On Friday, I wrote a piece for Mother Jones speculating that government spying on press communications may not be “unprecedented,” as Associated Press head Gary Pruitt put it, but simply rarely disclosed. The rules requiring disclosure of such surveillance, after all, only appear to apply to “subpoenas” for “telephone toll records,” not secret tools like National Security Letters. Even outside the shadowy world of intelligence, as federal magistrate judge Stephen Smith has observed, court orders granting government access to electronic communication records routinely remain secret indefinitely. I suggested that there could be quite a few other cases like the AP story that we’ve simply never heard about, even if the Justice Department scrupulously follows its own rules, because they didn’t involve grand jury subpoenas for phone logs.
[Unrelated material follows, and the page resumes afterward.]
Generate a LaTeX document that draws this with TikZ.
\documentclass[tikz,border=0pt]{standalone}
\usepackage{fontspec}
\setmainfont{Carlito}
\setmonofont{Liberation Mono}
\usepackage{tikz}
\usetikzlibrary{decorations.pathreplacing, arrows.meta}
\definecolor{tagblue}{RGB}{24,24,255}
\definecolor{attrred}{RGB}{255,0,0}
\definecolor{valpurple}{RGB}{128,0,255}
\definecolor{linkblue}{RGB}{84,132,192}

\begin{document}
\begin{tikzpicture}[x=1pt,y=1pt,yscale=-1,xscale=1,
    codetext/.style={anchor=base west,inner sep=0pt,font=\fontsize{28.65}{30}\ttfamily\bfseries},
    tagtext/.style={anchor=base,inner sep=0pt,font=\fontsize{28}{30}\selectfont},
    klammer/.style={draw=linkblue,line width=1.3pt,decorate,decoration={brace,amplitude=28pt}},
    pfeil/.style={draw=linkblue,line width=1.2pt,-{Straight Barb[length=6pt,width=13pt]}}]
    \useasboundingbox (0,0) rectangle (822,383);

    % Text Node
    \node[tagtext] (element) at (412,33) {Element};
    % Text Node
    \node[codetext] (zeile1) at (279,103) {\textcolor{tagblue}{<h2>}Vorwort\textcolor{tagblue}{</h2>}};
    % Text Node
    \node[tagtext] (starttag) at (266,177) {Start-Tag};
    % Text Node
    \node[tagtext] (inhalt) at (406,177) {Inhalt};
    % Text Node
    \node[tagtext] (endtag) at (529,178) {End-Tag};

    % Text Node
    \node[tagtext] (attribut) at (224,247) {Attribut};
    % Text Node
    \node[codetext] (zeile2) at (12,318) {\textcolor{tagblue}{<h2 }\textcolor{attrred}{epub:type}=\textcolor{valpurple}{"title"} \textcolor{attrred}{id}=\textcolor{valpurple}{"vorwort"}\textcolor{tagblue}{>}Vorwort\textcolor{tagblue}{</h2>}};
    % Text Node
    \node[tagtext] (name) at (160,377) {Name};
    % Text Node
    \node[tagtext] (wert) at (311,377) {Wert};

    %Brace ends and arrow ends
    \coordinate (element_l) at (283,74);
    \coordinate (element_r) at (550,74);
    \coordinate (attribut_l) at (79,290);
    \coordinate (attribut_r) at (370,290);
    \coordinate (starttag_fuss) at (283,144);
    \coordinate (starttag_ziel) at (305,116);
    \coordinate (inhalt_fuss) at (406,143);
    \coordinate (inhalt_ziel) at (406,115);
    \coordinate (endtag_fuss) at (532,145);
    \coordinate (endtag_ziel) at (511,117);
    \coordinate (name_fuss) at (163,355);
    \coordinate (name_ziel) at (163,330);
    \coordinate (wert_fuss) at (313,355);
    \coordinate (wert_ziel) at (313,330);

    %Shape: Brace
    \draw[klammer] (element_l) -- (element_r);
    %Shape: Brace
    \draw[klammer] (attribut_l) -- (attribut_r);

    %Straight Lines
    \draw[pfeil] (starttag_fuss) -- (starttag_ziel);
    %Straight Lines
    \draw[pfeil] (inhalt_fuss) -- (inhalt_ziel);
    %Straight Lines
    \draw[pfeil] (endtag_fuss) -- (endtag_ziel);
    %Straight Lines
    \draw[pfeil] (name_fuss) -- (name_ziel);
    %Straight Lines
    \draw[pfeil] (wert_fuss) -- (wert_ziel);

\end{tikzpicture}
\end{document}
It is rare for someone who writes about the intelligence community to have a speculation of this sort confirmed almost instantly, but a report in the Washington Post today is already shining a spotlight on another hitherto unreported leak investigation in which the government obtained a warrant to read the e‑mail of Fox News reporter James Rosen. The warrant in that case was sealed for over a year, and appears to have remained unnoticed until today—nearly three years after the search of Rosen’s e‑mail was authorized. Why should anyone believe this is the only such case that hasn’t yet come to light?


The Rosen case is especially unsettling because the warrant affidavit suggests that Rosen himself could be subject to prosecution under the Espionage Act, on the grounds that his alleged encouragement to a source to provide classified information amounts to “conspiracy.” The attempt to redefine as crime what is ultimately a routine and necessary part of national security reporting really is rather unprecedented: As the Congressional Research Service has observed, “we are aware of no case in which a publisher of information obtained through unauthorized disclosure by a government employee has been prosecuted for publishing it,” and there “may be First Amendment implications that would make such a prosecution difficult.”


A successful prosecution, of course, is not necessarily the point. The case against NSA whistleblower Thomas Drake—who revealed massive waste in the Agency’s deals with intelligence contractors—ultimately collapsed: The information he’d revealed was embarrassing to the government, not dangerous to national security. But Drake’s life had still been shattered, and a clear message sent to any others who might seek to embarrass the government. Reporters are already feeling the chilling effects of the AP leak investigation—and presumably that’s the real aim: Not to jail leakers as an end int itself, but to ensure that government sources are too scared to talk to press without approval.


That might sound like a fine idea if we were really only talking about vital national security secrets whose publication would endanger the United States. But as even top intelligence officials have acknowledged, “overclassification” is rampant in government. Much of the most basic information, without which effective national security reporting would be impossible, is reflexively classified whether or not it poses any realistic security risks, and reporters routinely discuss such information. In practice, that means the government can pick and choose which leakers to go after—and which ones to wink at because they’re serving the administration’s interests.